[Start Data section]

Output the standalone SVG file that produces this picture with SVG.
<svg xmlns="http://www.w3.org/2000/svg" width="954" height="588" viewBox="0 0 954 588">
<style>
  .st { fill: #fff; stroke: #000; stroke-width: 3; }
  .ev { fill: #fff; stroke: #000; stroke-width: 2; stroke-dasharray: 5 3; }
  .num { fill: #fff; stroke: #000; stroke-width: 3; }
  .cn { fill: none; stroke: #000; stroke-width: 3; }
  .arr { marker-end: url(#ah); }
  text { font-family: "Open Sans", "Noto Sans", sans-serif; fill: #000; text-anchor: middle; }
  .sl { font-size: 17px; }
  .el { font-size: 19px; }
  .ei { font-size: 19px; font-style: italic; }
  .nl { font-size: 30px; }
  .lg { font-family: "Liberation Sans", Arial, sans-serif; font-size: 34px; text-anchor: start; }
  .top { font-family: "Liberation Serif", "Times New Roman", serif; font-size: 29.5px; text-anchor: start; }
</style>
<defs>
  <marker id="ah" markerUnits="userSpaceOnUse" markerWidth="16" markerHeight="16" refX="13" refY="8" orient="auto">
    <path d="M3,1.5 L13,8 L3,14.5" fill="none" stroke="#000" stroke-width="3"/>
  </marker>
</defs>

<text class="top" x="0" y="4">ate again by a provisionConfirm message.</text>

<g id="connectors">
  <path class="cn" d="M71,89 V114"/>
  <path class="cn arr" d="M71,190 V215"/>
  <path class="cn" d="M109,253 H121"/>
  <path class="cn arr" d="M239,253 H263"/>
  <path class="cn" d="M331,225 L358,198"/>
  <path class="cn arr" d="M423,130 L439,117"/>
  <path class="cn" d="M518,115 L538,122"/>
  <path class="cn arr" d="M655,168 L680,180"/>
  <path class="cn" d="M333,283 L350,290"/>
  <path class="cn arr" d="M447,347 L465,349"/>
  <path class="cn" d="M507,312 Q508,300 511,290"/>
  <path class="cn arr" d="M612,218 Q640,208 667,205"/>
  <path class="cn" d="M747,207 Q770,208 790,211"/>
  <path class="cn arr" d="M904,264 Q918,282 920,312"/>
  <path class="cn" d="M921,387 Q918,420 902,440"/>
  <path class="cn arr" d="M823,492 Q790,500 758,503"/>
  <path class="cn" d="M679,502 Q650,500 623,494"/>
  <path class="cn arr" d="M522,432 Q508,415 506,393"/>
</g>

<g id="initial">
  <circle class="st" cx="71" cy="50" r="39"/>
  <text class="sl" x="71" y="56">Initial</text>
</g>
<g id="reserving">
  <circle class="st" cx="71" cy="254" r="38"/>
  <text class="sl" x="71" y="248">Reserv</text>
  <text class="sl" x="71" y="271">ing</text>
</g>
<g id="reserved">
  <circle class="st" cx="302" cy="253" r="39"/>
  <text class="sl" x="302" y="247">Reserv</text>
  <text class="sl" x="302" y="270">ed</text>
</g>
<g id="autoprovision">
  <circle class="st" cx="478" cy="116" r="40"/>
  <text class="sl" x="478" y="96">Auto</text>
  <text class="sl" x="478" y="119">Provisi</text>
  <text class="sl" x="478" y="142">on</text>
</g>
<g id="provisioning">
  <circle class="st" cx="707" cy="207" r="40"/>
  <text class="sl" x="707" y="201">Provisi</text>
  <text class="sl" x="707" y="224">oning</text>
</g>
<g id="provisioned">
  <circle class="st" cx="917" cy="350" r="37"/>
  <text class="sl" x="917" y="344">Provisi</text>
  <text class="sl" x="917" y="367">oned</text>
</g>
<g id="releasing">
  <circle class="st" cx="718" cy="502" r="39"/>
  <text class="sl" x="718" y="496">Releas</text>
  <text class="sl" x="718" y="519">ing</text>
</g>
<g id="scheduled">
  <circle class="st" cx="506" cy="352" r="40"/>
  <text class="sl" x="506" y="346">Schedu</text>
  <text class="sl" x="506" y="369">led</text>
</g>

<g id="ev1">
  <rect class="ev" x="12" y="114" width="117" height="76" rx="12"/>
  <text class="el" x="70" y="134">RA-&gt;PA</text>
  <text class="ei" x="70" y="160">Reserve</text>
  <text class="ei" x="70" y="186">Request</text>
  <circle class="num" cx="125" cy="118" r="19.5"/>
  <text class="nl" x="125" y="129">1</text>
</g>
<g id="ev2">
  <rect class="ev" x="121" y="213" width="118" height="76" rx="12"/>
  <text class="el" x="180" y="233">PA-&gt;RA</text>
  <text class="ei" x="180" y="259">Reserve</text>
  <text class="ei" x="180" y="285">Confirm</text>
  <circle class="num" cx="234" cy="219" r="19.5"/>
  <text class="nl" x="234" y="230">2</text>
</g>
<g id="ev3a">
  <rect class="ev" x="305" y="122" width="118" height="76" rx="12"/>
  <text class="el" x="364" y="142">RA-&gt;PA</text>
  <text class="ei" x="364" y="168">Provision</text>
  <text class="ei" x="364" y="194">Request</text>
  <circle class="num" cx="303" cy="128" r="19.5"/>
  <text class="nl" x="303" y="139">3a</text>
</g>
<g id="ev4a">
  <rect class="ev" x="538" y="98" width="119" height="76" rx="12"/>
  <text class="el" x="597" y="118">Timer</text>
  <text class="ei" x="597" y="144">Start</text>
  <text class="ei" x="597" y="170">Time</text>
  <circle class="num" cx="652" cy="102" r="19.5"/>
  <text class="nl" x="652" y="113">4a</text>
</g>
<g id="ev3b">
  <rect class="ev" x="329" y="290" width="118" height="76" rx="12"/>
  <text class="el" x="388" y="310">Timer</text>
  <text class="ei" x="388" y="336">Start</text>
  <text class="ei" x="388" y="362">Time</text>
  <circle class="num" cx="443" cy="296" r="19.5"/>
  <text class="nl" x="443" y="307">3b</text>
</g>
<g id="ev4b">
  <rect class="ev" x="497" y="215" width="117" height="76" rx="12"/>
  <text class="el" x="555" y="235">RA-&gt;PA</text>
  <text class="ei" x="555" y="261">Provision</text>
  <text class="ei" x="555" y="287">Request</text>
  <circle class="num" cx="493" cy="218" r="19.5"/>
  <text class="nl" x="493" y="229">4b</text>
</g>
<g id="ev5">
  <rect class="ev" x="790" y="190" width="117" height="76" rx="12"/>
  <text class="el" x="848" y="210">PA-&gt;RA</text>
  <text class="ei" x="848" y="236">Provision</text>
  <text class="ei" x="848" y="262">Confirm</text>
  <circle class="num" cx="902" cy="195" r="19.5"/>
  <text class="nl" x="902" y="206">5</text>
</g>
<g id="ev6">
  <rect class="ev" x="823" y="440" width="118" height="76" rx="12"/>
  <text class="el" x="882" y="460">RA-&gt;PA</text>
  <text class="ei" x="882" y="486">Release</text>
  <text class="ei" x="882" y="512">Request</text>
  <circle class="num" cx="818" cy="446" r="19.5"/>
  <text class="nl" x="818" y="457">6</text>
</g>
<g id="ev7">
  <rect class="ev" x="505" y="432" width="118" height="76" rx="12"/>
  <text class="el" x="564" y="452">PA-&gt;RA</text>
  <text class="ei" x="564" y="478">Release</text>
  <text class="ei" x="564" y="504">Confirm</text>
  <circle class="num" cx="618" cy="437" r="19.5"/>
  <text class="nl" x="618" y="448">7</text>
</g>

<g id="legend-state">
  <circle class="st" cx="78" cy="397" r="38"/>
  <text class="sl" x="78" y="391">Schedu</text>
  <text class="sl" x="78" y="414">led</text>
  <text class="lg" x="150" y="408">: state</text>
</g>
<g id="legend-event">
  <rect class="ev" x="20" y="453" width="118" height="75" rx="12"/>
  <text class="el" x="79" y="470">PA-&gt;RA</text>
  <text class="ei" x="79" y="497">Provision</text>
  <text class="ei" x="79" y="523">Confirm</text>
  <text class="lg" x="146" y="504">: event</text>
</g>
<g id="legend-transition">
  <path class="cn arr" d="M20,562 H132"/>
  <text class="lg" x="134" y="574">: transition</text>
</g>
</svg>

[End Data section]

__Work to do__.
Please transcribe, exactly and with nothing added, the lines from the first line of the material above through the line that contains "a provisionConfirm message.</text>".

__Right answer__.
Output the standalone SVG file that produces this picture with SVG.
<svg xmlns="http://www.w3.org/2000/svg" width="954" height="588" viewBox="0 0 954 588">
<style>
  .st { fill: #fff; stroke: #000; stroke-width: 3; }
  .ev { fill: #fff; stroke: #000; stroke-width: 2; stroke-dasharray: 5 3; }
  .num { fill: #fff; stroke: #000; stroke-width: 3; }
  .cn { fill: none; stroke: #000; stroke-width: 3; }
  .arr { marker-end: url(#ah); }
  text { font-family: "Open Sans", "Noto Sans", sans-serif; fill: #000; text-anchor: middle; }
  .sl { font-size: 17px; }
  .el { font-size: 19px; }
  .ei { font-size: 19px; font-style: italic; }
  .nl { font-size: 30px; }
  .lg { font-family: "Liberation Sans", Arial, sans-serif; font-size: 34px; text-anchor: start; }
  .top { font-family: "Liberation Serif", "Times New Roman", serif; font-size: 29.5px; text-anchor: start; }
</style>
<defs>
  <marker id="ah" markerUnits="userSpaceOnUse" markerWidth="16" markerHeight="16" refX="13" refY="8" orient="auto">
    <path d="M3,1.5 L13,8 L3,14.5" fill="none" stroke="#000" stroke-width="3"/>
  </marker>
</defs>

<text class="top" x="0" y="4">ate again by a provisionConfirm message.</text>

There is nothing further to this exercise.